Reasons for Excluding Variables in Regression Models

  1. Vagueness of Theory

    • When the theoretical basis for including a variable is unclear.

  2. Unavailability of Data

    • Data for the variable may not be accessible or reliable.

  3. Core vs. Peripheral Variables

    • Focus on the most relevant variables and exclude less critical ones.

  4. Intrinsic Randomness in Human Behavior

    • Human actions may introduce randomness, making some variables unmeasurable.

  5. Poor Proxy Variable

    • Inability to find a good substitute for an unobservable variable.

  6. Principle of Parsimony

    • Keep the model as simple as possible to avoid overfitting.

  7. Wrong Functional Form

    • Errors in specifying the relationship between variables.

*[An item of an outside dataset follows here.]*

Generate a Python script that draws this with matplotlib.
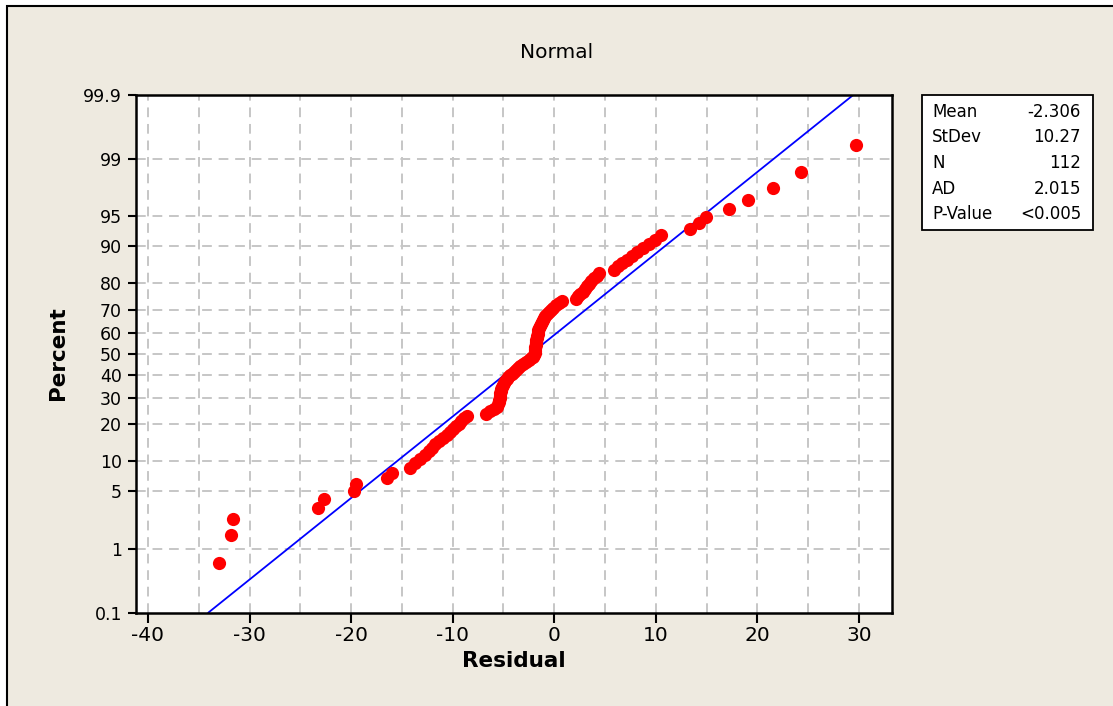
import matplotlib
matplotlib.use('Agg')
import matplotlib.pyplot as plt
from matplotlib.patches import Rectangle
from statistics import NormalDist
import numpy as np

# residuals, sorted ascending
residuals = [
    -33.0, -31.8, -31.6, -23.3, -22.7, -19.7, -19.5, -16.5, -16.0, -14.2,
    -13.7, -13.2, -12.7, -12.3, -12.0, -11.7, -11.35, -10.95, -10.55, -10.25,
    -9.95, -9.65, -9.4, -9.2, -8.9, -8.6, -6.7, -6.3, -5.95, -5.65,
    -5.55, -5.45, -5.4, -5.35, -5.35, -5.3, -5.25, -5.25, -5.15, -5.05,
    -4.95, -4.85, -4.65, -4.55, -4.35, -4.15, -3.95, -3.75, -3.55, -3.4,
    -3.1, -2.8, -2.5, -2.3, -2.1, -2.0, -1.9, -1.9, -1.9, -1.85,
    -1.8, -1.8, -1.8, -1.75, -1.7, -1.7, -1.65, -1.6, -1.6, -1.5,
    -1.4, -1.3, -1.2, -1.1, -1.0, -0.9, -0.7, -0.5, -0.3, -0.1,
    0.15, 0.45, 0.75, 2.15, 2.35, 2.55, 2.85, 3.05, 3.2, 3.4,
    3.6, 3.9, 4.2, 4.4, 5.9, 6.3, 6.65, 7.15, 7.65, 8.15,
    8.75, 9.3, 9.9, 10.5, 13.35, 14.25, 14.9, 17.2, 19.1, 21.55,
    24.25, 29.75,
]

fit_mean = -2.306
fit_sd = 10.27
stat_labels = ['Mean', 'StDev', 'N', 'AD', 'P-Value']
stat_values = ['-2.306', '10.27', '112', '2.015', '<0.005']

pct_ticks = [0.1, 1, 5, 10, 20, 30, 40, 50, 60, 70, 80, 90, 95, 99, 99.9]
pct_grid = [1, 5, 10, 20, 30, 40, 50, 60, 70, 80, 90, 95, 99]
x_ticks = [-40, -30, -20, -10, 0, 10, 20, 30]
x_grid = list(range(-40, 35, 5))

nd = NormalDist()
W, H = 1113, 706
beige = '#EEEAE0'
grid_col = '#C6C6C6'

n = len(residuals)
# Benard median ranks
z_pts = [nd.inv_cdf((i - 0.3) / (n + 0.4)) for i in range(1, n + 1)]
z_lo = nd.inv_cdf(0.001)
z_hi = nd.inv_cdf(0.999)

fig = plt.figure(figsize=(W / 100, H / 100), dpi=100, facecolor='white')
fig.patches.append(Rectangle((7 / W, -0.1), 1.2, 1.1 - 6 / H, transform=fig.transFigure,
                             facecolor=beige, edgecolor='black', lw=1.5, zorder=-10))

ax = fig.add_axes([136 / W, 1 - 612.5 / H, 756 / W, 517.5 / H])
ax.set_facecolor('white')

for g in x_grid:
    ax.axvline(g, color=grid_col, lw=1.4, ls=(0, (5, 3.5)), zorder=1)
for p in pct_grid:
    ax.axhline(nd.inv_cdf(p / 100), color=grid_col, lw=1.4, ls=(0, (5, 3.5)), zorder=1)

zl = np.array([z_lo, z_hi])
ax.plot(fit_mean + fit_sd * zl, zl, color='#0000FF', lw=1.3, zorder=2)
ax.plot(residuals, z_pts, 'o', color='#FF0000', ms=9.5, mec='none', zorder=3)

ax.set_xlim(-41.18, 33.25)
ax.set_ylim(z_lo, z_hi)
ax.set_xticks(x_ticks)
ax.set_xticklabels([str(t) for t in x_ticks])
ax.set_yticks([nd.inv_cdf(p / 100) for p in pct_ticks])
ax.set_yticklabels([f'{p:g}' for p in pct_ticks])
ax.tick_params(axis='x', direction='out', length=7, width=1.5, labelsize=14.5, pad=3)
ax.tick_params(axis='y', direction='out', length=6, width=1.5, labelsize=12.5, pad=4)
for s in ax.spines.values():
    s.set_linewidth(1.8)

ax.set_xlabel('Residual', fontsize=15.5, fontweight='bold', labelpad=4)
fig.text(58 / W, 1 - 353 / H, 'Percent', rotation=90, fontsize=15.5, fontweight='bold',
         ha='center', va='center')
fig.text(0.5, 1 - 52 / H, 'Normal', fontsize=14.5, ha='center', va='center')

# stats box
fig.patches.append(Rectangle((922 / W, 1 - 230 / H), 171 / W, 135 / H, transform=fig.transFigure,
                             facecolor='white', edgecolor='black', lw=1.3, zorder=1))
for k, (lab, val) in enumerate(zip(stat_labels, stat_values)):
    yy = 1 - (112 + k * 25.5) / H
    fig.text(932 / W, yy, lab, fontsize=12, ha='left', va='center')
    fig.text(1081 / W, yy, val, fontsize=12, ha='right', va='center')

fig.savefig('out.png', dpi=100, facecolor=fig.get_facecolor())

Methods of Estimation in Regression

  1. Ordinary Least Squares (OLS)

    • Minimizes the sum of squared residuals, ensuring estimators are BLUE.

  2. Maximum Likelihood Estimation (MLE)

    • Derives parameter estimates assuming a normal distribution for the error term.

Assumptions of CLRM

  • See above under CLRM assumptions for complete definitions.

Types of Regression Comparisons in Chow Test

  1. Coincidental Regression: Same slope, same intercept.

  2. Parallel Regression: Same slope, different intercept.

  3. Concurrent Regression: Different slope, same intercept.

  4. Dissimilar Regression: Different slope and intercept.